Director of International Strategy
The prospect of a further tightening of regulations regarding the use of customer data across the UK and EU could have seemed like a disaster to a data-driven consultancy like TRG Arts.
Some of the initial ill-informed panic and scare stories in the arts sector around the implications of the General Data Protection Regulation (GDPR), which came into force in May 2018, certainly caught our attention. It is also fair to say there remains a lack of clarity around some of the implications of how GDPR will play out.
However, the more we researched what the regulations meant in practice and got to understand the key principles behind them, the more this appeared to be a sensible step in improving practice, and in building and maintaining trust with customers. In the context of recent global scandals regarding data privacy, there are lessons that could and should be learned by the leaders of TRG Arts clients around the world.
For me, the biggest reason to be cheerful about the implementation of GDPR was pushing customer data up the list of organizational priorities.

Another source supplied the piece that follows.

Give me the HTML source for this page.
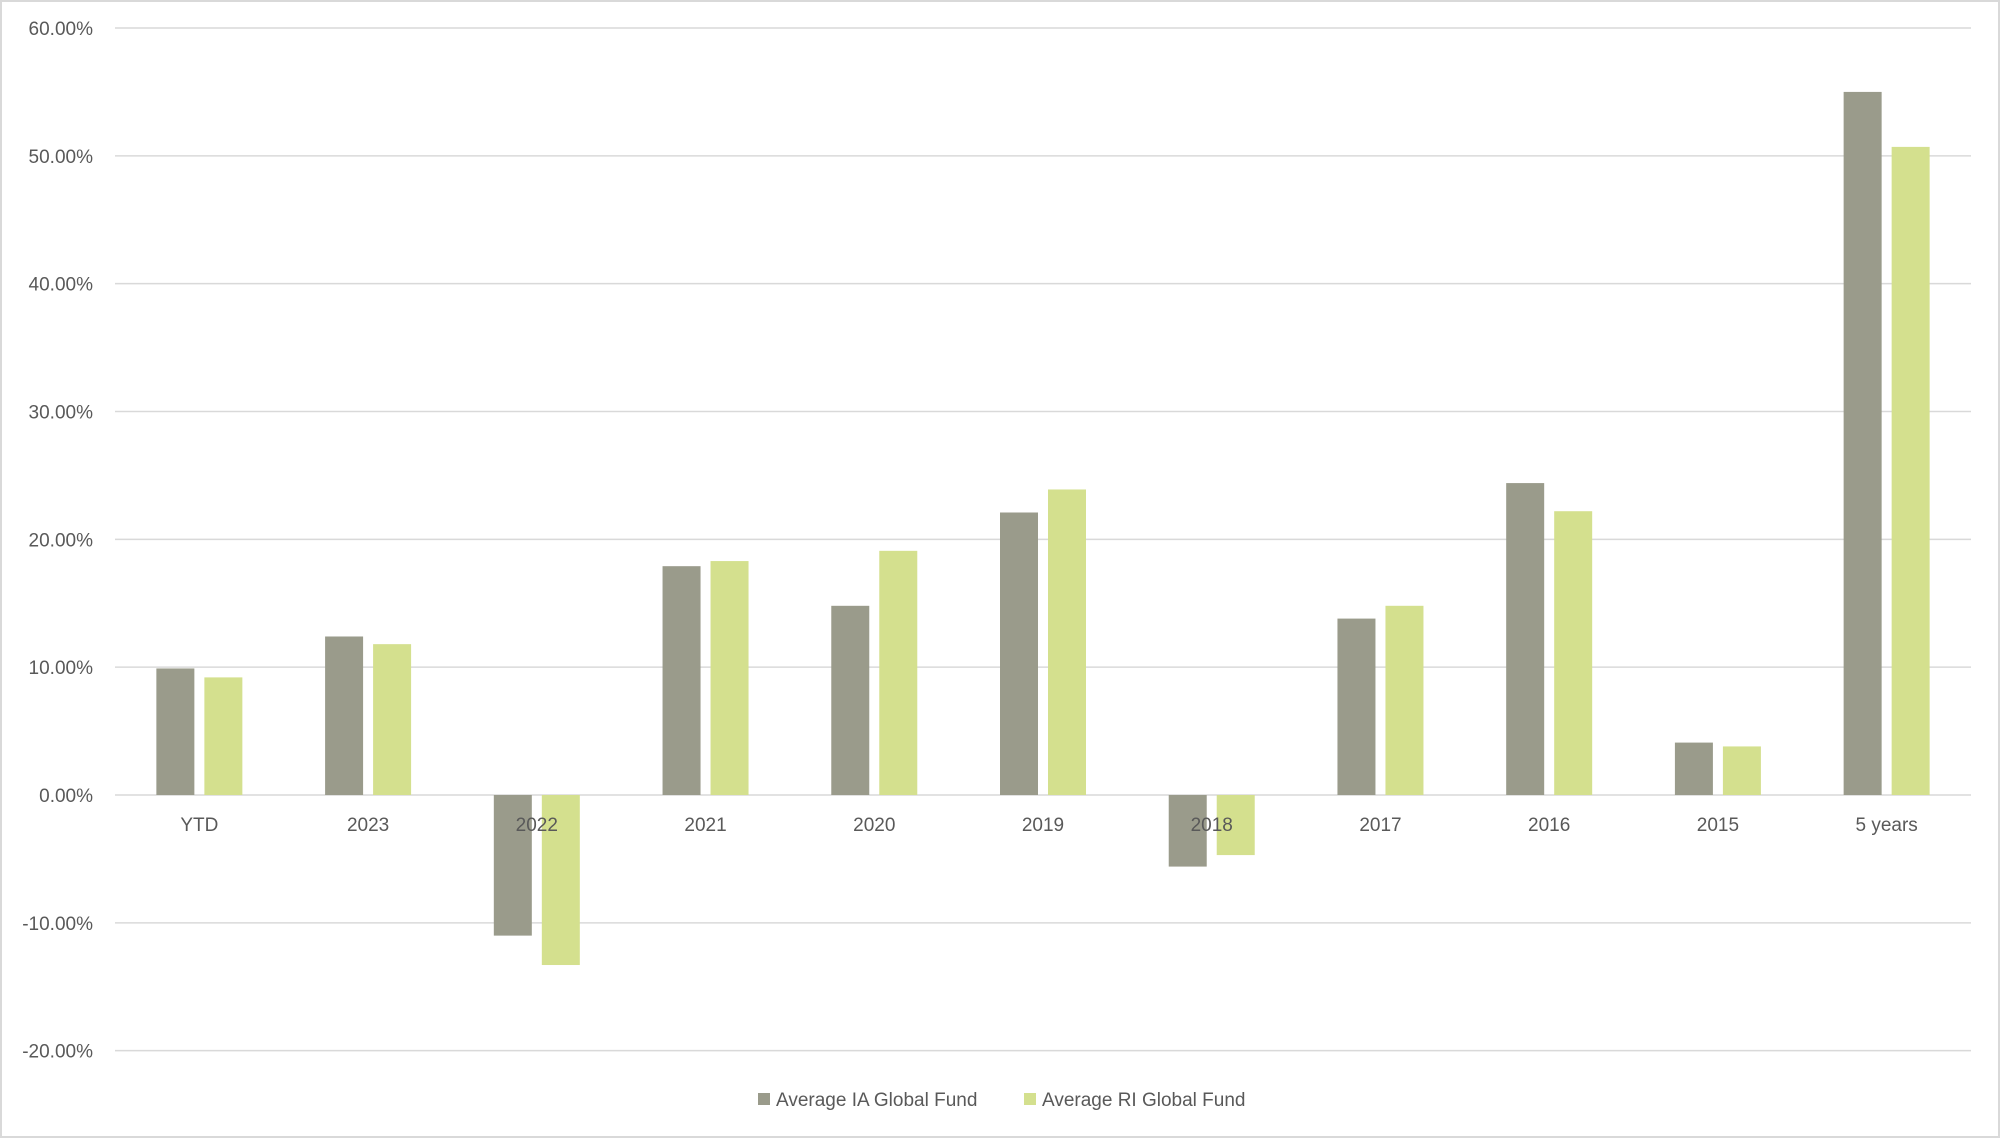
<!DOCTYPE html>
<html><head><meta charset="utf-8"><style>
html,body{margin:0;padding:0;background:#fff;}
svg{display:block;font-family:"Liberation Sans",sans-serif;}
</style></head><body>
<svg id="chart" width="2000" height="1138" viewBox="0 0 2000 1138" xmlns="http://www.w3.org/2000/svg">
<rect x="1" y="1" width="1998" height="1136" fill="#fff" stroke="#d9d9d9" stroke-width="2"/>
<g id="grid"></g>
<g id="yticks"></g>
<g id="bars"></g>
<g id="xlabels"></g>
<g>
<g><rect x="758" y="1093" width="12" height="12" fill="#9a9b8b"/><text x="776" y="1106" font-size="19" fill="#595959">Average IA Global Fund</text></g>
<g><rect x="1024" y="1093" width="12" height="12" fill="#d4e08e"/><text x="1042" y="1106" font-size="19" fill="#595959">Average RI Global Fund</text></g>
</g>
</svg>
<script>
const categories = ["YTD","2023","2022","2021","2020","2019","2018","2017","2016","2015","5 years"];
const iaValues = [9.9,12.4,-11.0,17.9,14.8,22.1,-5.6,13.8,24.4,4.1,55.0];
const riValues = [9.2,11.8,-13.3,18.3,19.1,23.9,-4.7,14.8,22.2,3.8,50.7];
const yTicks = [60,50,40,30,20,10,0,-10,-20];
const yTickLabels = ["60.00%","50.00%","40.00%","30.00%","20.00%","10.00%","0.00%","-10.00%","-20.00%"];

const NS="http://www.w3.org/2000/svg";
const left=115,right=1971,yTop=28,yZero=795;
const pxPer=(yZero-yTop)/60;
const y=v=>yZero-v*pxPer;
const band=(right-left)/categories.length;
const xc=i=>left+band*(i+0.5);
const bw=38,gap=10;
function mk(tag,attrs,parent){const e=document.createElementNS(NS,tag);for(const k in attrs)e.setAttribute(k,attrs[k]);parent.appendChild(e);return e;}
const grid=document.getElementById('grid'),yt=document.getElementById('yticks'),bars=document.getElementById('bars'),xl=document.getElementById('xlabels');
yTicks.forEach((t,i)=>{
  const l=mk('line',{x1:left,x2:right,y1:y(t),y2:y(t),stroke:'#d9d9d9','stroke-width':1.5},grid);
  
  
  const tx=mk('text',{x:93,y:y(t)+7,'text-anchor':'end','font-size':19,fill:'#595959'},yt);
  tx.textContent=yTickLabels[i];
  
  
});
categories.forEach((c,i)=>{
  const a=iaValues[i],b=riValues[i];
  const r1=mk('rect',{x:xc(i)-gap/2-bw,y:Math.min(y(a),yZero),width:bw,height:Math.abs(y(a)-yZero),fill:'#9a9b8b'},bars);
  
  
  const r2=mk('rect',{x:xc(i)+gap/2,y:Math.min(y(b),yZero),width:bw,height:Math.abs(y(b)-yZero),fill:'#d4e08e'},bars);
  
  
  const t=mk('text',{x:xc(i),y:831,'text-anchor':'middle','font-size':19,fill:'#595959'},xl);
  t.textContent=c;
  
  
});
</script>
</body></html>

Over the last twelve months, chief executives and boards of not-for-profits have been forced to think hard about their organization’s current practices regarding customer data. This has helped them understand how critical to business it is to have a clean and comprehensive database. In addition, it has also shone a light on how successful (or otherwise) their organization has been in collecting customer contact data and getting permissions to use it.
The result has been that GDPR could be viewed as a catalyst for a major bout of “spring cleaning” at arts organizations all around the UK. Digital data is being moved to one safe place: great for security and great for ensuring a holistic approach to CRM (Customer Relationship Management) systems. This “spring cleaning” will hopefully improve the organization’s understanding of the multiple touch-points they have with their customers and improve the relevancy of the communications their customers receive from the organization.
Should we need EU regulations to force us to tell our customers how we are using their personal data? Or, when there is so much concern about the evils of big data, should enlightened arts organizations all around the world be proactively telling their patrons how they care for it? Good practice is to be clear about the security of their information, what you are doing with it, and how you are sharing it.
Smart leaders of cultural organizations outside of the EU should be looking at how they can use the principles of GDPR to guide a more robust approach to data management and security that will help grow the trust and loyalty of their customers. An investment of time and effort now will both reduce the risk of an embarrassing loss of your customer data, and help position your organization as a dependable beacon of good practice.